Task brief - Records follow. Pull out every line that contains "standalone".

Material supplied -

>>

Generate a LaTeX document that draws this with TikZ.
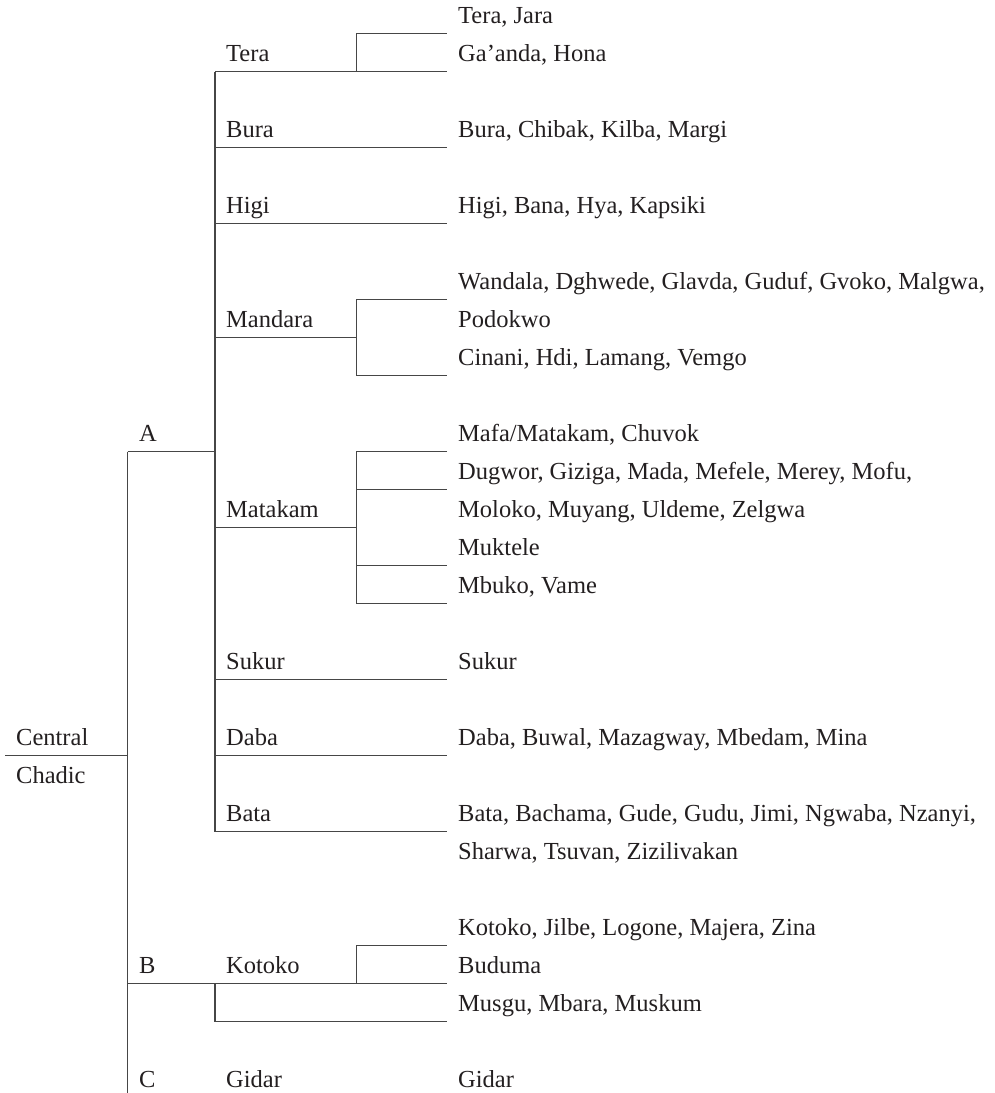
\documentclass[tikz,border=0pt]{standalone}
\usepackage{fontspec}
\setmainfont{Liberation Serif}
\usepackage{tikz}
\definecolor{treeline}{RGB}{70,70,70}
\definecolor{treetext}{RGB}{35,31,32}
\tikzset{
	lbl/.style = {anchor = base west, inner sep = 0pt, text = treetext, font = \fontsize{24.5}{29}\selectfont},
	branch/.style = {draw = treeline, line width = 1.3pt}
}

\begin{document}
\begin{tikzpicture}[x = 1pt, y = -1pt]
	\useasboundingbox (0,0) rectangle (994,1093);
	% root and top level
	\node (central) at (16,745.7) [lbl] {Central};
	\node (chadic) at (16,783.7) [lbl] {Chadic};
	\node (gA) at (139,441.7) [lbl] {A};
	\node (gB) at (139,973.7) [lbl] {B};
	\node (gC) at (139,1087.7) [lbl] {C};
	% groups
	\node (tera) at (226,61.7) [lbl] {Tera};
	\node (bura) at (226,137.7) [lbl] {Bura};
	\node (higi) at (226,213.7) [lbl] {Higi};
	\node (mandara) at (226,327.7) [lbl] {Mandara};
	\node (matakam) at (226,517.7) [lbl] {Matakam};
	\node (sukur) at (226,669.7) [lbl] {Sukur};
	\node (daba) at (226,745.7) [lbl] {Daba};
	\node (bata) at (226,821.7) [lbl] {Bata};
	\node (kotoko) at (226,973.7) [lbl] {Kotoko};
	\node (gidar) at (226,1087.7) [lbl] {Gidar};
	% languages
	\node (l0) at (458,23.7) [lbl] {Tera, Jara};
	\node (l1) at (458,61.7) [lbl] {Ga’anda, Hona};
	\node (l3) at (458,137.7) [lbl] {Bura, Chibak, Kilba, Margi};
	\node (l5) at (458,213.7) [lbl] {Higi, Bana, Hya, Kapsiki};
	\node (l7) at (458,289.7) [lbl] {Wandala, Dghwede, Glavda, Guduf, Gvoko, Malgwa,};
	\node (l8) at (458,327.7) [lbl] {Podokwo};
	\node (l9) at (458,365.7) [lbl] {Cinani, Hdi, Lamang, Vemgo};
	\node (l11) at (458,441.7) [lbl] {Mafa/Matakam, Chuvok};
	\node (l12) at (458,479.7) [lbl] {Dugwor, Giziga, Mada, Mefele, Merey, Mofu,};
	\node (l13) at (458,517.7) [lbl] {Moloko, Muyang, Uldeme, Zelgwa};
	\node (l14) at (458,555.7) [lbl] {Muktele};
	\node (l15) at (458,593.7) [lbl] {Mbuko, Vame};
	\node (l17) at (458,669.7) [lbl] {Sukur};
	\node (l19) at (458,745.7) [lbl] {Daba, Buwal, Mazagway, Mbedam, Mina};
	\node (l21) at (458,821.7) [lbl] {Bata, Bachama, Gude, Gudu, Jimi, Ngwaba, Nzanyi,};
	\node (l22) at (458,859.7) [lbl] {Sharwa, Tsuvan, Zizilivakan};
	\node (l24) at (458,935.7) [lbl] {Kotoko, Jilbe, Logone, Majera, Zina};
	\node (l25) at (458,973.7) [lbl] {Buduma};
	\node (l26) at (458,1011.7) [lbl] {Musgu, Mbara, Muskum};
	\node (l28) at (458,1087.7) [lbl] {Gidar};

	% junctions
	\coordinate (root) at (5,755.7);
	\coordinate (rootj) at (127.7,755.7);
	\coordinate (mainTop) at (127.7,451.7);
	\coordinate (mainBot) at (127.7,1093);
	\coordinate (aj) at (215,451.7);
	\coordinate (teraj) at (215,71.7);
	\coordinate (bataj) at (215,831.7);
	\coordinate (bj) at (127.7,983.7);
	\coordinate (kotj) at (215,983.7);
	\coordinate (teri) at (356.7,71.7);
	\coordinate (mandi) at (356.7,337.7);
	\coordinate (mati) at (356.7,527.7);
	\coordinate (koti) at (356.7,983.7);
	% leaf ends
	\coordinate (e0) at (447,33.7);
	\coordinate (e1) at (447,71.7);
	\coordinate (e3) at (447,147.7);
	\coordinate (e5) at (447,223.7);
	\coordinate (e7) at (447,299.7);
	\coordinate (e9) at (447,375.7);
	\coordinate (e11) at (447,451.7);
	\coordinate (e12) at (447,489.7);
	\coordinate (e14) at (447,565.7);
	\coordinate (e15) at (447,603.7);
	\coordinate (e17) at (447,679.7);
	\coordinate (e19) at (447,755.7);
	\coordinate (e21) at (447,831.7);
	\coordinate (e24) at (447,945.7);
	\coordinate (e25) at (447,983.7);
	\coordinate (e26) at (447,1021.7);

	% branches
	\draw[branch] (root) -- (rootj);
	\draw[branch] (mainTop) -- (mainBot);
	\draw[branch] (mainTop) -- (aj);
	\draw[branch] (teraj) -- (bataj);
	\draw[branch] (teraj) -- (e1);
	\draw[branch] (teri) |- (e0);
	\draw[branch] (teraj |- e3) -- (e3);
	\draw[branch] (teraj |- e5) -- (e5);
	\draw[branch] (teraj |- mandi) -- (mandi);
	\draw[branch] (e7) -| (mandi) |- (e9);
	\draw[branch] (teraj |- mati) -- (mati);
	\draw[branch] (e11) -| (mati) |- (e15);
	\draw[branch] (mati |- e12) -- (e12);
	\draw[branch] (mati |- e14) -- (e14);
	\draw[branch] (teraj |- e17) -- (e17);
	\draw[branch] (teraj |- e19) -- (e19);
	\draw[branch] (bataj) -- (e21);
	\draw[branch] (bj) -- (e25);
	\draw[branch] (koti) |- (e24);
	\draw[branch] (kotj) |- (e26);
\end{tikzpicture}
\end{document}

<<
>>

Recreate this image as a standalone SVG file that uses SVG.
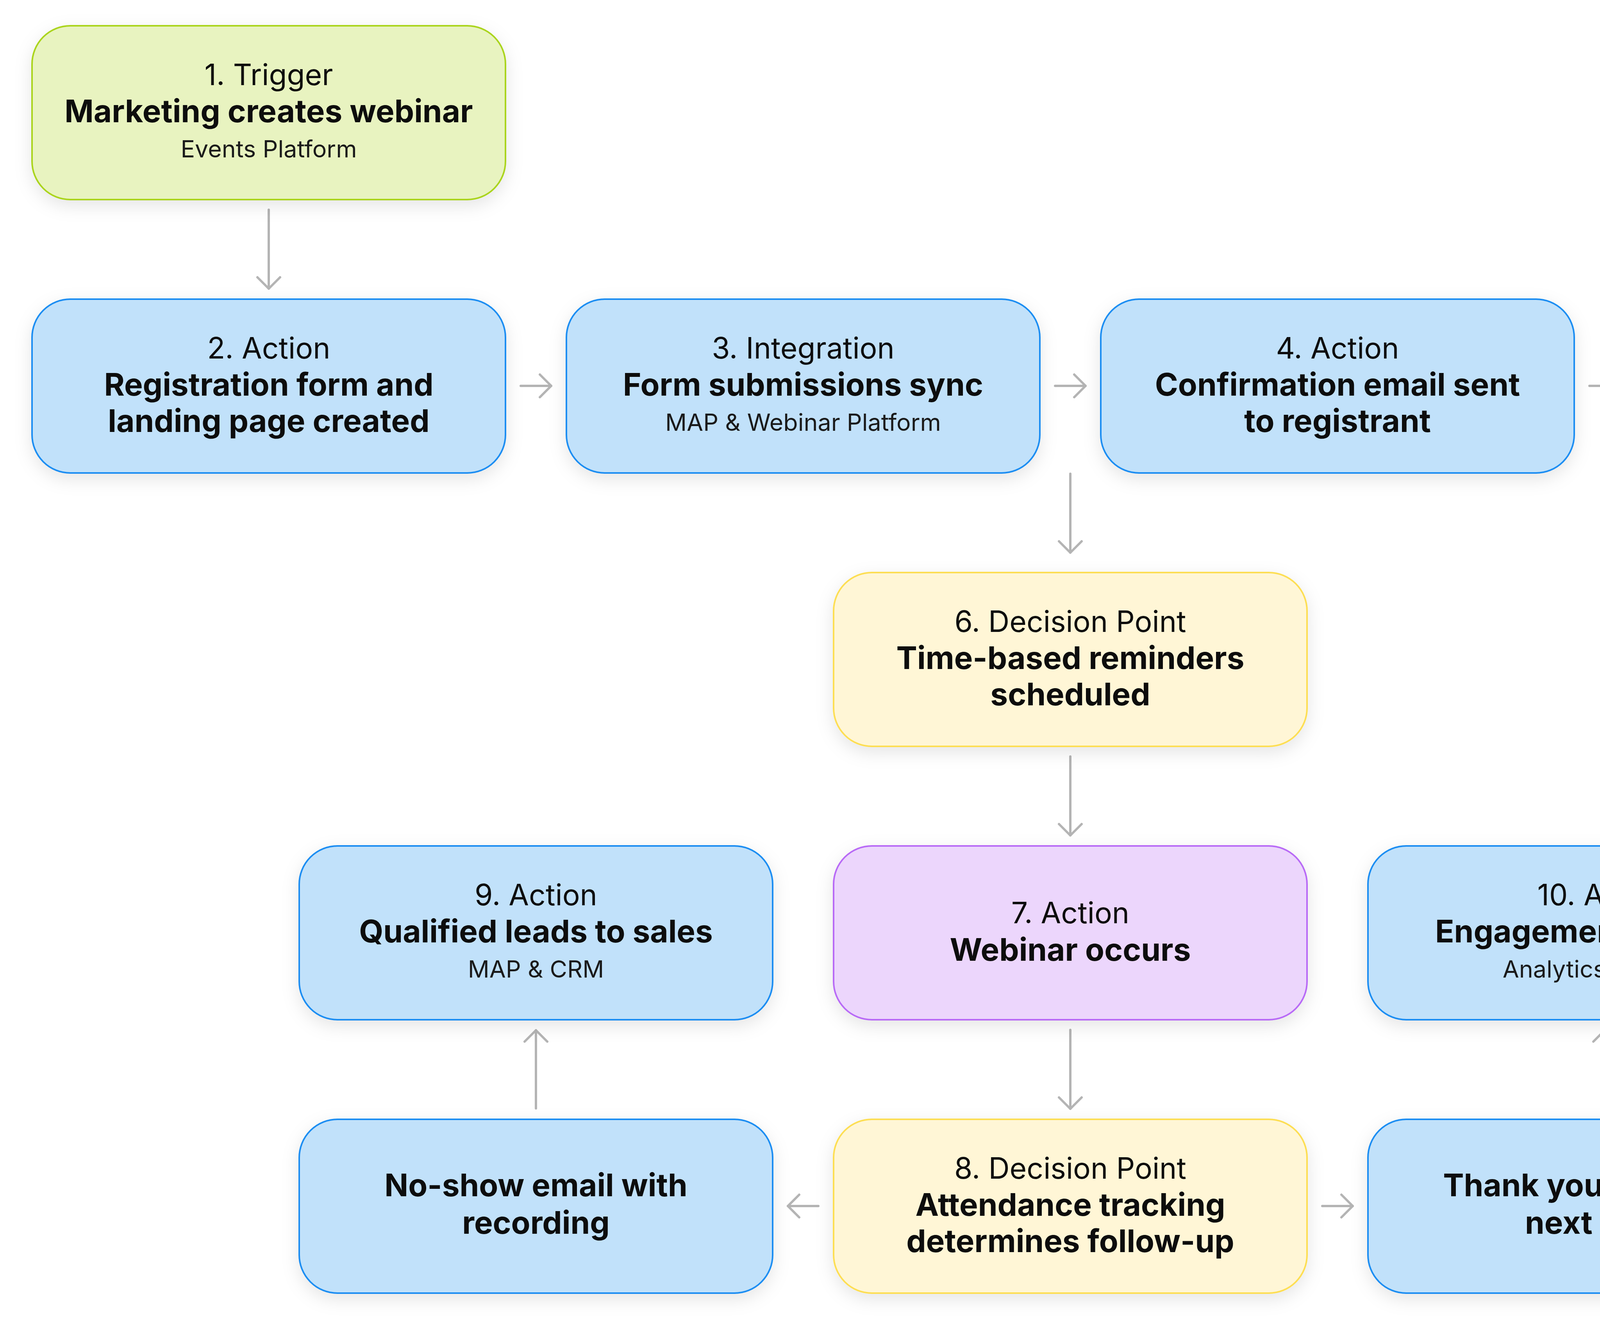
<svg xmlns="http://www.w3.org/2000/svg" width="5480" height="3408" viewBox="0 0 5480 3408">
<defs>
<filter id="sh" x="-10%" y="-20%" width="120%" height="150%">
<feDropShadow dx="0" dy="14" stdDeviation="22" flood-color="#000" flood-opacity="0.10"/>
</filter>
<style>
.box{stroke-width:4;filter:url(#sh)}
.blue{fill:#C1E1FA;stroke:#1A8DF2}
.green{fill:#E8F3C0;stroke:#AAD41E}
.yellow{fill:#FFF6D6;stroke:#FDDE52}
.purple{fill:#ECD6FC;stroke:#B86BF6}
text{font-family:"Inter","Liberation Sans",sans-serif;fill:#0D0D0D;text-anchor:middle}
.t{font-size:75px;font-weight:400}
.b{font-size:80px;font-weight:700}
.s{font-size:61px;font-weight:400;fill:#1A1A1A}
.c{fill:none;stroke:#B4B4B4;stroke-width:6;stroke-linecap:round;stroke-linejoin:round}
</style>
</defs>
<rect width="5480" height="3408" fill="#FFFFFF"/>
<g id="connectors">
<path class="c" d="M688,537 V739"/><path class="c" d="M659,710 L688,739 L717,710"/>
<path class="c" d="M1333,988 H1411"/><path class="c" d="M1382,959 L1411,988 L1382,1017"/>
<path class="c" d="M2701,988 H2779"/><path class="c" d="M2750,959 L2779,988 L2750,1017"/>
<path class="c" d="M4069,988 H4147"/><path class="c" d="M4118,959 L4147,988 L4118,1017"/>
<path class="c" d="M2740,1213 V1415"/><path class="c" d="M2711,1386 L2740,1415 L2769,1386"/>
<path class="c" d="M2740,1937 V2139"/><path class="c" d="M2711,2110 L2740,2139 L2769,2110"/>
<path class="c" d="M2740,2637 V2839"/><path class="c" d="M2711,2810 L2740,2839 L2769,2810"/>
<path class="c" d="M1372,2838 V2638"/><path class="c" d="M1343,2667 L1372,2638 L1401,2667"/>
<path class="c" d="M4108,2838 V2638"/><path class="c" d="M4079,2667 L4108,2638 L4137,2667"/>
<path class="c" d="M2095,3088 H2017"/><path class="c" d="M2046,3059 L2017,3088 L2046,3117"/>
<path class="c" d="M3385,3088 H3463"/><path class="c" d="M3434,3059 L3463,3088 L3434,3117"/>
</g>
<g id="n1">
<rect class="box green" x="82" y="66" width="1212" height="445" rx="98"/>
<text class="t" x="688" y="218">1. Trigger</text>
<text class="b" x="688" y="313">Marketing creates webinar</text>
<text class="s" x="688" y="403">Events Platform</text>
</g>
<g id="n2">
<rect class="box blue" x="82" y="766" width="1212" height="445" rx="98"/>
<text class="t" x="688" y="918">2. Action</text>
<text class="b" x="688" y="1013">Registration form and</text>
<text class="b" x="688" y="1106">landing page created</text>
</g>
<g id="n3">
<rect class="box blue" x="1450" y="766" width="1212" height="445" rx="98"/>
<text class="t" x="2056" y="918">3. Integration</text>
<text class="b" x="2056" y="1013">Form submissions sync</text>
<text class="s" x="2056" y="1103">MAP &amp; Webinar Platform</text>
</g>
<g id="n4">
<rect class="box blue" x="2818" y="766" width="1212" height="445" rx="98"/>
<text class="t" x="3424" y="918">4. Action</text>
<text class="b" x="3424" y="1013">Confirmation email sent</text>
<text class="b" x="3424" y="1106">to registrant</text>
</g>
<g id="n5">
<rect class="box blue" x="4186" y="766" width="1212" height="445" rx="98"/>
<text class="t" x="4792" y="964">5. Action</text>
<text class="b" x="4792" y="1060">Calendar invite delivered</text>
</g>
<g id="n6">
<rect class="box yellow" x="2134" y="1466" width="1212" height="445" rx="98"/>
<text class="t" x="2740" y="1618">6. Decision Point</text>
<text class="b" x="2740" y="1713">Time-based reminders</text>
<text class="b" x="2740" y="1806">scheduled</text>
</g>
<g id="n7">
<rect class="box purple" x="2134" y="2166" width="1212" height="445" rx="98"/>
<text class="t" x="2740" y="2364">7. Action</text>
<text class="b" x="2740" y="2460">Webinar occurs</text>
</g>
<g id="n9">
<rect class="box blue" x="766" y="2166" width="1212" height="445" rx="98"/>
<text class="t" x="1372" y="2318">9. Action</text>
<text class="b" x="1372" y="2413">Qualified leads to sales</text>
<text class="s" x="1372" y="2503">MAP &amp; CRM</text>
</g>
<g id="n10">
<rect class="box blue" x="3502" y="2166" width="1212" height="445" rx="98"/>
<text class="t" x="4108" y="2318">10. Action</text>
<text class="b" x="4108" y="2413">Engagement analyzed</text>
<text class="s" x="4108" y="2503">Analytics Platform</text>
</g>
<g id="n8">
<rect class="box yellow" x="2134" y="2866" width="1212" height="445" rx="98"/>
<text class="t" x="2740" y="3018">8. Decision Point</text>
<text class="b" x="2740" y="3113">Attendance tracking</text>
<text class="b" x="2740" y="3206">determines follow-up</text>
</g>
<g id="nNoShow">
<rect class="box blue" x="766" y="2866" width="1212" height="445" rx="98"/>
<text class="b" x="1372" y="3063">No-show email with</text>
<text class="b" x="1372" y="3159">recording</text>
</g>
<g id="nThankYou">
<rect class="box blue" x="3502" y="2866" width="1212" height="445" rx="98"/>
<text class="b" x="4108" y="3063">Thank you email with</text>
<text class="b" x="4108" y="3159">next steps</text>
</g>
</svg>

<<

Solution -
\documentclass[tikz,border=0pt]{standalone}
Recreate this image as a standalone SVG file that uses SVG.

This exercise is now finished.